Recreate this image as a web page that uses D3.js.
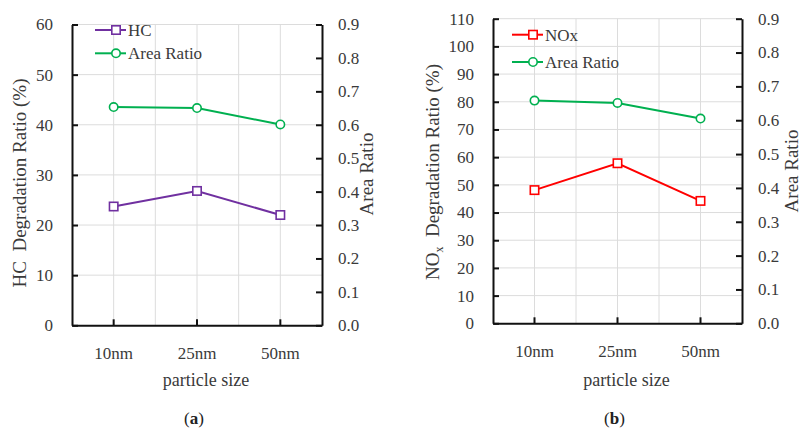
<!DOCTYPE html>
<html>
<head>
<meta charset="utf-8">
<script src="https://cdn.jsdelivr.net/npm/d3@7/dist/d3.min.js"></script>
<style>
  html, body { margin: 0; padding: 0; background: #fff; }
  svg { display: block; }
  svg text { font-family: "Liberation Serif", "Times New Roman", serif !important; }
</style>
</head>
<body>
<svg id="chart" width="802" height="429"></svg>
<script>
// ---- data ----
const categories = ["10nm", "25nm", "50nm"];
const hcValues = [23.7, 26.8, 22.0];
const areaRatioA = [0.653, 0.650, 0.601];
const noxValues = [48.1, 57.8, 44.2];
const areaRatioB = [0.658, 0.651, 0.605];
const leftTicksA = [0, 10, 20, 30, 40, 50, 60];
const leftTicksB = [0, 10, 20, 30, 40, 50, 60, 70, 80, 90, 100, 110];
const rightTicks = [0, 0.1, 0.2, 0.3, 0.4, 0.5, 0.6, 0.7, 0.8, 0.9];

const FONT = "'Liberation Serif', 'Times New Roman', serif";
const svg = d3.select("#chart");

function panel(cfg) {
  const g = svg.append("g");
  const x = d3.scaleBand().domain(categories).range([cfg.x0, cfg.x1]);
  const yL = d3.scaleLinear().domain([0, cfg.leftMax]).range([cfg.y1, cfg.y0]);
  const yR = d3.scaleLinear().domain([0, 0.9]).range([cfg.y1, cfg.y0]);
  const cx = d => x(d) + x.bandwidth() / 2;

  // grid
  const grid = g.append("g").attr("stroke", "#dcdcdc").attr("stroke-width", 1);
  cfg.leftTicks.forEach(t => {
    if (t === 0) return;
    grid.append("line").attr("x1", cfg.x0).attr("x2", cfg.x1)
      .attr("y1", yL(t)).attr("y2", yL(t));
  });
  const vx = [];
  categories.forEach((c, i) => { vx.push(cx(c)); if (i > 0) vx.push(x(c)); });
  vx.forEach(v => grid.append("line").attr("x1", v).attr("x2", v)
      .attr("y1", cfg.y0).attr("y2", cfg.y1));

  // axes
  const axL = d3.axisLeft(yL).tickValues(cfg.leftTicks).tickSizeInner(-6).tickSizeOuter(0).tickPadding(19).tickFormat(d3.format("d"));
  const axR = d3.axisRight(yR).tickValues(rightTicks).tickSizeInner(-6).tickSizeOuter(0).tickPadding(16).tickFormat(d3.format(".1f"));
  const axB = d3.axisBottom(x).tickSizeInner(-6).tickSizeOuter(0).tickPadding(22);

  function style(sel) {
    sel.attr("font-family", FONT).attr("font-size", 17);
    sel.select(".domain").attr("stroke", "#111").attr("stroke-width", 2);
    sel.selectAll(".tick line").attr("stroke", "#111").attr("stroke-width", 2);
    sel.selectAll(".tick text").attr("fill", "#3a3a3a");
  }
  g.append("g").attr("transform", `translate(${cfg.x0},0)`).call(axL).call(style);
  g.append("g").attr("transform", `translate(${cfg.x1},0)`).call(axR).call(style);
  g.append("g").attr("transform", `translate(0,${cfg.y1})`).call(axB).call(style);

  // lines
  const lineL = d3.line().x((d, i) => cx(categories[i])).y(d => yL(d));
  const lineR = d3.line().x((d, i) => cx(categories[i])).y(d => yR(d));
  g.append("path").datum(cfg.ratio).attr("d", lineR).attr("fill", "none")
    .attr("stroke", "#00B050").attr("stroke-width", 2);
  g.selectAll(null).data(cfg.ratio).enter().append("circle")
    .attr("cx", (d, i) => cx(categories[i])).attr("cy", d => yR(d)).attr("r", 4.2)
    .attr("fill", "#fff").attr("stroke", "#00B050").attr("stroke-width", 1.6);
  g.append("path").datum(cfg.values).attr("d", lineL).attr("fill", "none")
    .attr("stroke", cfg.color).attr("stroke-width", 2);
  g.selectAll(null).data(cfg.values).enter().append("rect")
    .attr("x", (d, i) => cx(categories[i]) - 4.2).attr("y", d => yL(d) - 4.2)
    .attr("width", 8.4).attr("height", 8.4)
    .attr("fill", "#fff").attr("stroke", cfg.color).attr("stroke-width", 1.6);

  // legend
  const lg = g.append("g");
  const items = [
    { label: cfg.name, color: cfg.color, shape: "rect", y: cfg.legY[0] },
    { label: "Area Ratio", color: "#00B050", shape: "circle", y: cfg.legY[1] }
  ];
  items.forEach(it => {
    lg.append("line").attr("x1", cfg.legX).attr("x2", cfg.legX + 31)
      .attr("y1", it.y).attr("y2", it.y).attr("stroke", it.color).attr("stroke-width", 2);
    const mx = cfg.legX + 21;
    if (it.shape === "rect") {
      lg.append("rect").attr("x", mx - 4.2).attr("y", it.y - 4.2).attr("width", 8.4).attr("height", 8.4)
        .attr("fill", "#fff").attr("stroke", it.color).attr("stroke-width", 1.6);
    } else {
      lg.append("circle").attr("cx", mx).attr("cy", it.y).attr("r", 4.2)
        .attr("fill", "#fff").attr("stroke", it.color).attr("stroke-width", 1.6);
    }
    lg.append("text").attr("x", cfg.legX + 33).attr("y", it.y + 6)
      .attr("font-family", FONT).attr("font-size", 17)
      .attr("fill", "#3a3a3a").text(it.label);
  });

  // axis titles
  const lt = g.append("text").attr("transform", `translate(${cfg.ltX},${cfg.ltY}) rotate(-90)`)
    .attr("text-anchor", "middle").attr("fill", "#3a3a3a")
    .attr("font-family", FONT).attr("font-size", 19);
  cfg.leftTitle(lt);
  g.append("text").attr("transform", `translate(${cfg.rtX},${cfg.rtY}) rotate(-90)`)
    .attr("text-anchor", "middle").attr("fill", "#3a3a3a")
    .attr("font-family", FONT).attr("font-size", 19)
    .text("Area Ratio");
  g.append("text").attr("x", (cfg.x0 + cfg.x1) / 2 + 9).attr("y", 386)
    .attr("text-anchor", "middle").attr("fill", "#3a3a3a")
    .attr("font-family", FONT).attr("font-size", 18)
    .text("particle size");
  const cap = g.append("text").attr("x", (cfg.x0 + cfg.x1) / 2 - 3).attr("y", 424)
    .attr("text-anchor", "middle").attr("fill", "#222")
    .attr("font-family", FONT).attr("font-size", 17);
  cap.append("tspan").text("(");
  cap.append("tspan").attr("font-weight", "bold").text(cfg.tag);
  cap.append("tspan").text(")");
}

panel({
  x0: 72, x1: 322, y0: 24.5, y1: 325.3, leftMax: 60, leftTicks: leftTicksA,
  values: hcValues, ratio: areaRatioA, color: "#7030A0", name: "HC", tag: "a",
  legX: 95, legY: [30, 53.3],
  ltX: 26, ltY: 183, rtX: 373, rtY: 174,
  leftTitle: t => { t.text("HC\u00A0\u00A0Degradation Ratio (%)"); }
});
panel({
  x0: 493, x1: 742, y0: 18.7, y1: 323.3, leftMax: 110, leftTicks: leftTicksB,
  values: noxValues, ratio: areaRatioB, color: "#FF0000", name: "NOx", tag: "b",
  legX: 512, legY: [34.7, 62],
  ltX: 439, ltY: 172, rtX: 798, rtY: 171,
  leftTitle: t => {
    t.append("tspan").text("NO");
    t.append("tspan").attr("font-size", 12).attr("dy", 4).text("x");
    t.append("tspan").attr("dy", -4).text("\u00A0\u00A0Degradation Ratio (%)");
  }
});
</script>
</body>
</html>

**Work instructions**.
The material above holds pictures; copy everything else in it exactly.

**Task response**.
Recreate this image as a web page that uses D3.js.
<!DOCTYPE html>
<html>
<head>
<meta charset="utf-8">
<script src="https://cdn.jsdelivr.net/npm/d3@7/dist/d3.min.js"></script>
<style>
  html, body { margin: 0; padding: 0; background: #fff; }
  svg { display: block; }
  svg text { font-family: "Liberation Serif", "Times New Roman", serif !important; }
</style>
</head>
<body>
<svg id="chart" width="802" height="429"></svg>
<script>
// ---- data ----
const categories = ["10nm", "25nm", "50nm"];
const hcValues = [23.7, 26.8, 22.0];
const areaRatioA = [0.653, 0.650, 0.601];
const noxValues = [48.1, 57.8, 44.2];
const areaRatioB = [0.658, 0.651, 0.605];
const leftTicksA = [0, 10, 20, 30, 40, 50, 60];
const leftTicksB = [0, 10, 20, 30, 40, 50, 60, 70, 80, 90, 100, 110];
const rightTicks = [0, 0.1, 0.2, 0.3, 0.4, 0.5, 0.6, 0.7, 0.8, 0.9];

const FONT = "'Liberation Serif', 'Times New Roman', serif";
const svg = d3.select("#chart");

function panel(cfg) {
  const g = svg.append("g");
  const x = d3.scaleBand().domain(categories).range([cfg.x0, cfg.x1]);
  const yL = d3.scaleLinear().domain([0, cfg.leftMax]).range([cfg.y1, cfg.y0]);
  const yR = d3.scaleLinear().domain([0, 0.9]).range([cfg.y1, cfg.y0]);
  const cx = d => x(d) + x.bandwidth() / 2;

  // grid
  const grid = g.append("g").attr("stroke", "#dcdcdc").attr("stroke-width", 1);
  cfg.leftTicks.forEach(t => {
    if (t === 0) return;
    grid.append("line").attr("x1", cfg.x0).attr("x2", cfg.x1)
      .attr("y1", yL(t)).attr("y2", yL(t));
  });
  const vx = [];
  categories.forEach((c, i) => { vx.push(cx(c)); if (i > 0) vx.push(x(c)); });
  vx.forEach(v => grid.append("line").attr("x1", v).attr("x2", v)
      .attr("y1", cfg.y0).attr("y2", cfg.y1));

  // axes
  const axL = d3.axisLeft(yL).tickValues(cfg.leftTicks).tickSizeInner(-6).tickSizeOuter(0).tickPadding(19).tickFormat(d3.format("d"));
  const axR = d3.axisRight(yR).tickValues(rightTicks).tickSizeInner(-6).tickSizeOuter(0).tickPadding(16).tickFormat(d3.format(".1f"));
  const axB = d3.axisBottom(x).tickSizeInner(-6).tickSizeOuter(0).tickPadding(22);

  function style(sel) {
    sel.attr("font-family", FONT).attr("font-size", 17);
    sel.select(".domain").attr("stroke", "#111").attr("stroke-width", 2);
    sel.selectAll(".tick line").attr("stroke", "#111").attr("stroke-width", 2);
    sel.selectAll(".tick text").attr("fill", "#3a3a3a");
  }
  g.append("g").attr("transform", `translate(${cfg.x0},0)`).call(axL).call(style);
  g.append("g").attr("transform", `translate(${cfg.x1},0)`).call(axR).call(style);
  g.append("g").attr("transform", `translate(0,${cfg.y1})`).call(axB).call(style);

  // lines
  const lineL = d3.line().x((d, i) => cx(categories[i])).y(d => yL(d));
  const lineR = d3.line().x((d, i) => cx(categories[i])).y(d => yR(d));
  g.append("path").datum(cfg.ratio).attr("d", lineR).attr("fill", "none")
    .attr("stroke", "#00B050").attr("stroke-width", 2);
  g.selectAll(null).data(cfg.ratio).enter().append("circle")
    .attr("cx", (d, i) => cx(categories[i])).attr("cy", d => yR(d)).attr("r", 4.2)
    .attr("fill", "#fff").attr("stroke", "#00B050").attr("stroke-width", 1.6);
  g.append("path").datum(cfg.values).attr("d", lineL).attr("fill", "none")
    .attr("stroke", cfg.color).attr("stroke-width", 2);
  g.selectAll(null).data(cfg.values).enter().append("rect")
    .attr("x", (d, i) => cx(categories[i]) - 4.2).attr("y", d => yL(d) - 4.2)
    .attr("width", 8.4).attr("height", 8.4)
    .attr("fill", "#fff").attr("stroke", cfg.color).attr("stroke-width", 1.6);

  // legend
  const lg = g.append("g");
  const items = [
    { label: cfg.name, color: cfg.color, shape: "rect", y: cfg.legY[0] },
    { label: "Area Ratio", color: "#00B050", shape: "circle", y: cfg.legY[1] }
  ];
  items.forEach(it => {
    lg.append("line").attr("x1", cfg.legX).attr("x2", cfg.legX + 31)
      .attr("y1", it.y).attr("y2", it.y).attr("stroke", it.color).attr("stroke-width", 2);
    const mx = cfg.legX + 21;
    if (it.shape === "rect") {
      lg.append("rect").attr("x", mx - 4.2).attr("y", it.y - 4.2).attr("width", 8.4).attr("height", 8.4)
        .attr("fill", "#fff").attr("stroke", it.color).attr("stroke-width", 1.6);
    } else {
      lg.append("circle").attr("cx", mx).attr("cy", it.y).attr("r", 4.2)
        .attr("fill", "#fff").attr("stroke", it.color).attr("stroke-width", 1.6);
    }
    lg.append("text").attr("x", cfg.legX + 33).attr("y", it.y + 6)
      .attr("font-family", FONT).attr("font-size", 17)
      .attr("fill", "#3a3a3a").text(it.label);
  });

  // axis titles
  const lt = g.append("text").attr("transform", `translate(${cfg.ltX},${cfg.ltY}) rotate(-90)`)
    .attr("text-anchor", "middle").attr("fill", "#3a3a3a")
    .attr("font-family", FONT).attr("font-size", 19);
  cfg.leftTitle(lt);
  g.append("text").attr("transform", `translate(${cfg.rtX},${cfg.rtY}) rotate(-90)`)
    .attr("text-anchor", "middle").attr("fill", "#3a3a3a")
    .attr("font-family", FONT).attr("font-size", 19)
    .text("Area Ratio");
  g.append("text").attr("x", (cfg.x0 + cfg.x1) / 2 + 9).attr("y", 386)
    .attr("text-anchor", "middle").attr("fill", "#3a3a3a")
    .attr("font-family", FONT).attr("font-size", 18)
    .text("particle size");
  const cap = g.append("text").attr("x", (cfg.x0 + cfg.x1) / 2 - 3).attr("y", 424)
    .attr("text-anchor", "middle").attr("fill", "#222")
    .attr("font-family", FONT).attr("font-size", 17);
  cap.append("tspan").text("(");
  cap.append("tspan").attr("font-weight", "bold").text(cfg.tag);
  cap.append("tspan").text(")");
}

panel({
  x0: 72, x1: 322, y0: 24.5, y1: 325.3, leftMax: 60, leftTicks: leftTicksA,
  values: hcValues, ratio: areaRatioA, color: "#7030A0", name: "HC", tag: "a",
  legX: 95, legY: [30, 53.3],
  ltX: 26, ltY: 183, rtX: 373, rtY: 174,
  leftTitle: t => { t.text("HC\u00A0\u00A0Degradation Ratio (%)"); }
});
panel({
  x0: 493, x1: 742, y0: 18.7, y1: 323.3, leftMax: 110, leftTicks: leftTicksB,
  values: noxValues, ratio: areaRatioB, color: "#FF0000", name: "NOx", tag: "b",
  legX: 512, legY: [34.7, 62],
  ltX: 439, ltY: 172, rtX: 798, rtY: 171,
  leftTitle: t => {
    t.append("tspan").text("NO");
    t.append("tspan").attr("font-size", 12).attr("dy", 4).text("x");
    t.append("tspan").attr("dy", -4).text("\u00A0\u00A0Degradation Ratio (%)");
  }
});
</script>
</body>
</html>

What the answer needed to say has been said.